Researchers at the University of Lincoln studied thousands of pet cats, analyzing their behavior to determine and understand what that behavior indicated about their personal relationships with their human owners.
Many cat owners will undoubtedly tell you that they feel that their feline companions are, for the most part, aloof and disinterested in them or what they are doing. The data from the study showed that this might have it roots in how emotionally invested you are in your pet, including its unique personality traits.
For the researchers to achieve as much variable data as possible, 1994 cat owners were given a questionnaire. The questions allowed the researchers to better analyze the interactions between the cats and their humans.
The data gathered showed that every cat/human relationship could be categorized into one of five groups: an “open relationship bond,” a “remote association,” a “casual relationship,” a “co-dependent relationship,” or a basic “friendship.”
The “open relationship bond” showed that the human had a light emotional investment in the cat, and the cat presented as avoidant with “little need for proximity.”

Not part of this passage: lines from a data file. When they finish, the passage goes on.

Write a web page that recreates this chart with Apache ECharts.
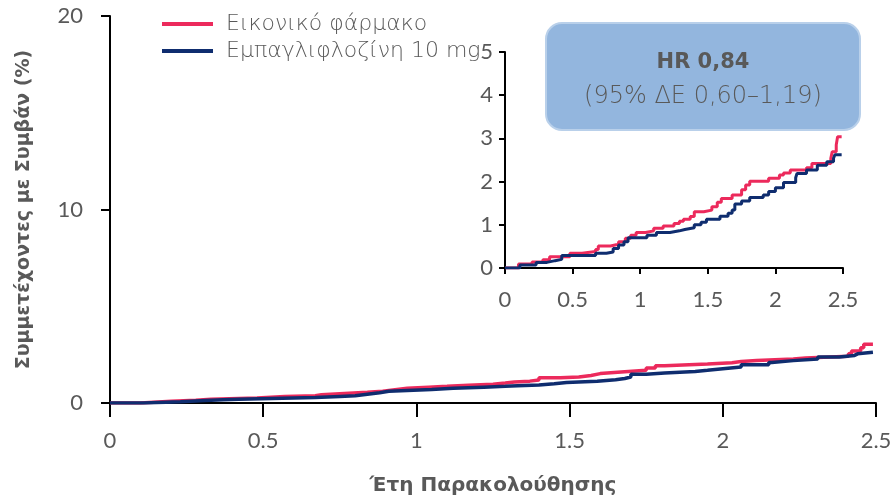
<!DOCTYPE html>
<html>
<head>
<meta charset="utf-8">
<script src="https://cdn.jsdelivr.net/npm/echarts@6/dist/echarts.min.js"></script>
<style>
  html, body { margin: 0; padding: 0; background: #fff; }
  #chart { width: 893px; height: 499px; }
</style>
</head>
<body>
<div id="chart"></div>
<script>
// Cumulative incidence (Kaplan–Meier style step curves), percent of participants with event
const seriesNames = ['Εικονικό φάρμακο', 'Εμπαγλιφλοζίνη 10 mg'];

const placeboYears = [0, 0.10, 0.20, 0.28, 0.33, 0.48, 0.57, 0.67, 0.69, 0.78, 0.84, 0.89, 0.93, 0.97,
  1.04, 1.10, 1.17, 1.25, 1.29, 1.32, 1.37, 1.40, 1.47, 1.53, 1.57, 1.60, 1.68, 1.75, 1.78, 1.81,
  1.95, 2.03, 2.06, 2.11, 2.23, 2.27, 2.41, 2.42, 2.45, 2.46, 2.49];
const placeboPct = [0, 0.09, 0.14, 0.19, 0.26, 0.34, 0.38, 0.43, 0.51, 0.55, 0.61, 0.69, 0.76, 0.82,
  0.86, 0.92, 0.97, 1.03, 1.08, 1.13, 1.19, 1.30, 1.34, 1.42, 1.52, 1.61, 1.69, 1.81, 1.92, 2.01,
  2.08, 2.15, 2.20, 2.27, 2.32, 2.42, 2.54, 2.69, 2.85, 3.04, 3.04];

const empaYears = [0, 0.11, 0.23, 0.31, 0.37, 0.42, 0.67, 0.75, 0.80, 0.84, 0.88, 0.91, 1.05, 1.12,
  1.22, 1.29, 1.33, 1.40, 1.45, 1.49, 1.59, 1.65, 1.68, 1.70, 1.75, 1.81, 1.91, 1.95, 2.00, 2.06,
  2.15, 2.16, 2.23, 2.31, 2.38, 2.43, 2.44, 2.49];
const empaPct = [0, 0.07, 0.13, 0.17, 0.20, 0.29, 0.34, 0.37, 0.45, 0.53, 0.61, 0.70, 0.76, 0.82,
  0.86, 0.89, 0.93, 1.00, 1.06, 1.13, 1.20, 1.27, 1.34, 1.48, 1.55, 1.63, 1.69, 1.77, 1.86, 1.98,
  2.09, 2.19, 2.27, 2.38, 2.46, 2.54, 2.62, 2.62];

// Axis ranges
const xRange = [0, 2.5], xStep = 0.5;
const mainYRange = [0, 20], mainYStep = 10;
const insetYRange = [0, 5], insetYStep = 1;

const hrLine = 'HR 0,84';
const ciLine = '(95% ΔΕ 0,60–1,19)';
const xTitle = 'Έτη Παρακολούθησης';
const yTitle = 'Συμμετέχοντες με Συμβάν (%)';

const RED = '#ec2a5c';
const BLUE = '#0f2d6f';
const TXT = '#595959';
const NUM_FONT = 'Lato, "Noto Sans", sans-serif';
const WIDE_FONT = '"DejaVu Sans", sans-serif';

const zip = (xs, ys) => xs.map((x, i) => [x, ys[i]]);
const placeboData = zip(placeboYears, placeboPct);
const empaData = zip(empaYears, empaPct);

function xAxisCfg(grid, labelMargin, tickLen, name) {
  return {
    type: 'value', gridIndex: grid, min: xRange[0], max: xRange[1], interval: xStep,
    axisLine: { show: true, onZero: false, lineStyle: { color: '#000', width: 2 } },
    axisTick: { show: true, length: tickLen, lineStyle: { color: '#000', width: 2 } },
    axisLabel: { color: TXT, fontSize: 22, fontFamily: NUM_FONT, margin: labelMargin, showMaxLabel: true, showMinLabel: true },
    splitLine: { show: false },
    name: name || '', nameLocation: 'middle', nameGap: 73,
    nameTextStyle: { color: TXT, fontSize: 20, fontWeight: 'bold', fontFamily: WIDE_FONT }
  };
}
function yAxisCfg(grid, range, step, labelMargin, tickLen, name) {
  return {
    type: 'value', gridIndex: grid, min: range[0], max: range[1], interval: step,
    axisLine: { show: true, onZero: false, lineStyle: { color: '#000', width: 2 } },
    axisTick: { show: true, length: tickLen, lineStyle: { color: '#000', width: 2 } },
    axisLabel: { color: TXT, fontSize: 22, fontFamily: NUM_FONT, margin: labelMargin, padding: [15, 0, 0, 0], showMaxLabel: true },
    splitLine: { show: false },
    name: name || '', nameLocation: 'middle', nameGap: 76,
    nameTextStyle: { color: TXT, fontSize: 19, fontWeight: 'bold', fontFamily: WIDE_FONT }
  };
}
function stepSeries(name, data, color, width, xi, yi, z) {
  return {
    name, type: 'line', step: 'end', data, xAxisIndex: xi, yAxisIndex: yi,
    showSymbol: false, symbol: 'none', silent: true, animation: false, z,
    lineStyle: { color, width }, itemStyle: { color }
  };
}

const chart = echarts.init(document.getElementById('chart'));
chart.setOption({
  animation: false,
  backgroundColor: '#fff',
  grid: [
    { left: 110, right: 17, top: 16, bottom: 96, containLabel: false, outerBoundsMode: 'none' },
    { left: 505, right: 50, top: 52, bottom: 231, containLabel: false, outerBoundsMode: 'none' }
  ],
  xAxis: [
    xAxisCfg(0, 27, 14, xTitle),
    xAxisCfg(1, 21, 6)
  ],
  yAxis: [
    yAxisCfg(0, mainYRange, mainYStep, 27, 9, yTitle),
    yAxisCfg(1, insetYRange, insetYStep, 12, 6)
  ],
  legend: {
    data: seriesNames, orient: 'vertical', left: 157, top: 7,
    icon: 'rect', itemWidth: 51, itemHeight: 4, itemGap: 3,
    textStyle: { color: TXT, fontSize: 22, fontWeight: 200, fontFamily: WIDE_FONT, padding: [0, 0, 0, 8], lineHeight: 24 },
    selectedMode: false
  },
  series: [
    stepSeries(seriesNames[0], placeboData, RED, 3.5, 0, 0, 3),
    stepSeries(seriesNames[1], empaData, BLUE, 3.5, 0, 0, 4),
    stepSeries(seriesNames[0], placeboData, RED, 3, 1, 1, 3),
    stepSeries(seriesNames[1], empaData, BLUE, 3, 1, 1, 4)
  ],
  graphic: [
    {
      type: 'rect', z: 20,
      shape: { x: 546, y: 23, width: 314, height: 107, r: 16 },
      style: { fill: '#93b6de', stroke: '#b9d0ea', lineWidth: 2 }
    },
    {
      type: 'text', z: 21, x: 703, y: 63,
      style: { text: hrLine, fill: TXT, font: 'bold 21px ' + WIDE_FONT, textAlign: 'center', textVerticalAlign: 'middle' }
    },
    {
      type: 'text', z: 21, x: 703, y: 97,
      style: { text: ciLine, fill: TXT, font: '200 24px ' + WIDE_FONT, textAlign: 'center', textVerticalAlign: 'middle' }
    }
  ]
});
</script>
</body>
</html>
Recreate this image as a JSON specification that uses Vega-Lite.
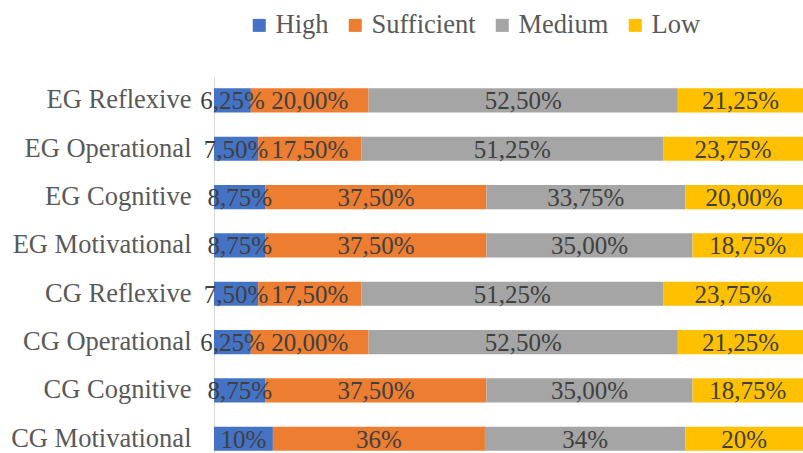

Owners with a lower level of emotional investment were found to fall into the “remote association” and “casual relationship” categories, depending mainly on how the cat responded to the human. Data found these two relationships primarily in busier households or where the cat had access outside the home.
Those humans who showed the highest positive emotional investment score fell in the categories of “co-dependent” and “friendship.” These two categories present with a “more exclusive relationship,” as the cats themselves are more affectionate by nature. These cats limit their affection to their humans and are not acceptable, generally, of other individuals or strangers.